_Aim of the exercise_.
Begin with the first line below and retype each line exactly through the line containing "import matplotlib.pyplot as plt". Any pictures are to be left out.

_Source excerpt_.
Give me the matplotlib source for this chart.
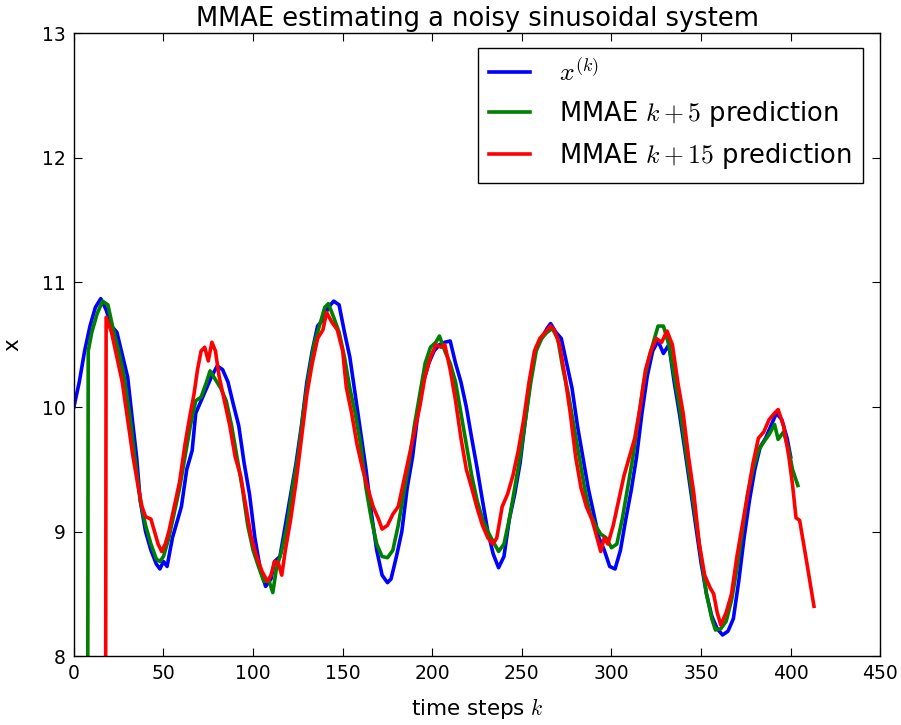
#!/usr/bin/env python3
"""
MMAE estimate of a noisy sinusoidal system: true state and k+5 / k+15 predictions.
"""

import matplotlib
matplotlib.use("Agg")
import matplotlib.pyplot as plt

# true state x^(k)
TRUE_K = [0, 3, 6, 9, 12, 15, 18, 21, 24, 27, 30, 33, 35, 37, 40, 43, 46, 48, 50, 52,
          55, 58, 60, 63, 66, 68, 71, 74, 77, 80, 83, 86, 89, 92, 95, 98, 101, 104, 107, 110,
          112, 115, 118, 121, 124, 127, 130, 133, 136, 139, 142, 145, 148, 151, 154, 157, 160, 163, 166, 169,
          172, 175, 177, 180, 183, 186, 189, 192, 195, 198, 201, 204, 207, 210, 213, 216, 219, 222, 225, 228,
          231, 234, 237, 240, 243, 246, 249, 252, 255, 258, 261, 264, 266, 269, 272, 275, 278, 281, 284, 287,
          290, 293, 296, 299, 302, 305, 308, 311, 314, 317, 320, 323, 326, 329, 332, 335, 338, 341, 344, 347,
          350, 353, 356, 359, 362, 365, 368, 371, 374, 377, 380, 383, 386, 389, 392, 395, 398, 400]
TRUE_X = [10.0, 10.2, 10.45, 10.65, 10.8, 10.87, 10.78, 10.65, 10.6, 10.42, 10.24, 9.85, 9.6, 9.25, 9.0, 8.85, 8.74, 8.70, 8.76, 8.72,
          8.95, 9.1, 9.2, 9.5, 9.65, 9.95, 10.05, 10.15, 10.25, 10.33, 10.3, 10.2, 10.02, 9.85, 9.55, 9.3, 8.95, 8.7, 8.56, 8.62,
          8.76, 8.8, 9.05, 9.3, 9.55, 9.85, 10.2, 10.45, 10.65, 10.7, 10.8, 10.85, 10.82, 10.6, 10.4, 10.1, 9.8, 9.5, 9.15, 8.85,
          8.65, 8.59, 8.62, 8.8, 9.0, 9.35, 9.6, 9.95, 10.2, 10.35, 10.45, 10.5, 10.52, 10.53, 10.35, 10.2, 10.0, 9.75, 9.51, 9.25,
          9.0, 8.82, 8.71, 8.8, 9.1, 9.3, 9.55, 9.9, 10.25, 10.48, 10.55, 10.63, 10.67, 10.6, 10.55, 10.35, 10.15, 9.85, 9.6, 9.35,
          9.15, 8.95, 8.85, 8.72, 8.70, 8.85, 9.1, 9.33, 9.6, 9.95, 10.25, 10.45, 10.53, 10.43, 10.5, 10.2, 9.94, 9.65, 9.35, 9.05,
          8.75, 8.5, 8.32, 8.22, 8.17, 8.2, 8.3, 8.6, 8.95, 9.25, 9.5, 9.68, 9.75, 9.85, 9.95, 9.9, 9.75, 9.6]

# MMAE k+5 prediction
P5_K = [7, 8, 10, 13, 16, 19, 22, 25, 28, 31, 34, 37, 40, 43, 46, 48, 50, 53, 56, 59,
        62, 65, 68, 71, 74, 76, 79, 82, 85, 88, 91, 94, 97, 100, 103, 106, 109, 111, 113, 116,
        119, 122, 125, 128, 131, 134, 137, 140, 142, 145, 148, 151, 154, 157, 160, 163, 166, 169, 172, 175,
        178, 181, 184, 187, 190, 193, 196, 199, 202, 204, 207, 210, 213, 216, 219, 222, 225, 228, 231, 234,
        237, 240, 243, 246, 249, 252, 255, 258, 261, 264, 267, 270, 273, 276, 279, 282, 285, 288, 291, 294,
        297, 300, 303, 306, 309, 312, 315, 318, 321, 324, 326, 329, 332, 335, 338, 341, 344, 347, 350, 353,
        356, 358, 361, 364, 367, 370, 373, 376, 379, 382, 385, 388, 391, 393, 396, 399, 401, 404]
P5_X = [0.0, 10.45, 10.6, 10.75, 10.85, 10.82, 10.62, 10.45, 10.25, 9.95, 9.6, 9.25, 9.05, 8.9, 8.78, 8.76, 8.8, 8.95, 9.15, 9.35,
        9.6, 9.85, 10.05, 10.08, 10.2, 10.29, 10.22, 10.15, 10.05, 9.85, 9.6, 9.35, 9.05, 8.85, 8.72, 8.6, 8.6, 8.51, 8.7, 8.85,
        9.05, 9.35, 9.6, 9.95, 10.25, 10.5, 10.65, 10.8, 10.83, 10.72, 10.6, 10.4, 10.15, 9.95, 9.7, 9.35, 9.1, 8.9, 8.8, 8.79,
        8.85, 9.05, 9.3, 9.55, 9.85, 10.1, 10.35, 10.48, 10.52, 10.57, 10.45, 10.35, 10.2, 9.95, 9.7, 9.45, 9.25, 9.1, 9.0, 8.92,
        8.84, 8.9, 9.1, 9.35, 9.6, 9.9, 10.2, 10.45, 10.55, 10.6, 10.63, 10.55, 10.3, 10.1, 9.85, 9.6, 9.35, 9.15, 9.05, 8.98,
        8.95, 8.87, 8.9, 9.1, 9.35, 9.6, 9.9, 10.2, 10.4, 10.55, 10.65, 10.65, 10.5, 10.25, 10.0, 9.7, 9.4, 9.1, 8.8, 8.5,
        8.3, 8.21, 8.22, 8.28, 8.45, 8.7, 9.0, 9.3, 9.5, 9.65, 9.72, 9.78, 9.86, 9.74, 9.8, 9.65, 9.5, 9.37]

# MMAE k+15 prediction
P15_K = [17, 18, 21, 24, 27, 30, 33, 36, 38, 40, 43, 45, 47, 49, 51, 53, 56, 59, 62, 65,
         67, 69, 71, 73, 75, 77, 79, 81, 84, 87, 90, 93, 96, 99, 102, 105, 108, 110, 112, 114,
         116, 118, 121, 124, 127, 130, 133, 136, 139, 141, 144, 147, 150, 152, 155, 158, 161, 164, 167, 170,
         172, 175, 178, 181, 184, 187, 190, 193, 196, 199, 202, 205, 207, 210, 213, 216, 219, 222, 225, 228,
         231, 234, 236, 239, 242, 245, 248, 251, 254, 257, 260, 263, 266, 268, 271, 274, 277, 280, 283, 286,
         289, 291, 294, 296, 298, 301, 304, 307, 310, 313, 316, 319, 322, 325, 328, 331, 334, 337, 340, 343,
         346, 349, 352, 355, 357, 359, 361, 364, 367, 370, 373, 376, 379, 382, 385, 388, 391, 393, 396, 399,
         401, 403, 405, 409, 413]
P15_X = [0.0, 10.72, 10.6, 10.4, 10.2, 9.9, 9.6, 9.35, 9.2, 9.12, 9.10, 9.0, 8.9, 8.84, 8.9, 9.0, 9.2, 9.4, 9.7, 9.95,
         10.1, 10.3, 10.45, 10.48, 10.37, 10.52, 10.45, 10.25, 10.05, 9.85, 9.6, 9.45, 9.2, 8.95, 8.8, 8.68, 8.6, 8.65, 8.76, 8.75,
         8.65, 8.85, 9.1, 9.4, 9.75, 10.1, 10.35, 10.55, 10.62, 10.76, 10.68, 10.62, 10.45, 10.16, 9.95, 9.7, 9.51, 9.35, 9.2, 9.1,
         9.02, 9.05, 9.14, 9.2, 9.4, 9.6, 9.8, 10.0, 10.25, 10.4, 10.5, 10.48, 10.5, 10.3, 10.05, 9.75, 9.5, 9.35, 9.19, 9.05,
         8.95, 8.9, 8.95, 9.2, 9.3, 9.45, 9.65, 9.9, 10.2, 10.45, 10.55, 10.6, 10.65, 10.62, 10.5, 10.25, 9.95, 9.6, 9.35, 9.2,
         9.1, 9.0, 8.84, 8.95, 8.9, 9.05, 9.25, 9.45, 9.6, 9.75, 10.0, 10.3, 10.45, 10.55, 10.52, 10.61, 10.5, 10.2, 9.95, 9.6,
         9.3, 8.9, 8.65, 8.55, 8.5, 8.35, 8.25, 8.35, 8.5, 8.8, 9.05, 9.3, 9.55, 9.75, 9.8, 9.9, 9.95, 9.98, 9.85, 9.6,
         9.38, 9.11, 9.09, 8.75, 8.4]

LABELS = [r"$x^{(k)}$", r"MMAE $k+5$ prediction", r"MMAE $k+15$ prediction"]
COLORS = ["#0000ff", "#008000", "#ff0000"]

plt.rcParams["mathtext.fontset"] = "cm"
plt.rcParams["font.family"] = "DejaVu Sans"

fig = plt.figure(figsize=(9.01, 7.25), dpi=100)
ax = fig.add_axes([0.082, 0.095, 0.895, 0.859])

for ks, xs, lab, col in zip([TRUE_K, P5_K, P15_K], [TRUE_X, P5_X, P15_X], LABELS, COLORS):
    ax.plot(ks, xs, color=col, linewidth=2.6, label=lab)

ax.set_xlim(0, 450)
ax.set_ylim(8, 13)
ax.set_xticks(range(0, 451, 50))
ax.set_yticks(range(8, 14))
ax.tick_params(direction="in", top=True, right=True, length=6, labelsize=13.5, pad=6)
for sp in ax.spines.values():
    sp.set_linewidth(1.0)

ax.set_title("MMAE estimating a noisy sinusoidal system", fontsize=18.5, pad=5)
ax.set_xlabel(r"time steps $k$", fontsize=15.5, labelpad=9)
ax.set_ylabel("x", fontsize=15.5, labelpad=14)

leg = ax.legend(loc="upper right", fontsize=18.5, fancybox=False, framealpha=1,
                edgecolor="black", handlelength=1.6, handletextpad=1.1,
                borderpad=0.45, labelspacing=0.47, borderaxespad=0,
                bbox_to_anchor=(0.978, 0.977))
leg.get_frame().set_linewidth(1.0)

fig.savefig("out.png", dpi=100, facecolor="white")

_Answer to this task_.
Give me the matplotlib source for this chart.
#!/usr/bin/env python3
"""
MMAE estimate of a noisy sinusoidal system: true state and k+5 / k+15 predictions.
"""

import matplotlib
matplotlib.use("Agg")
import matplotlib.pyplot as plt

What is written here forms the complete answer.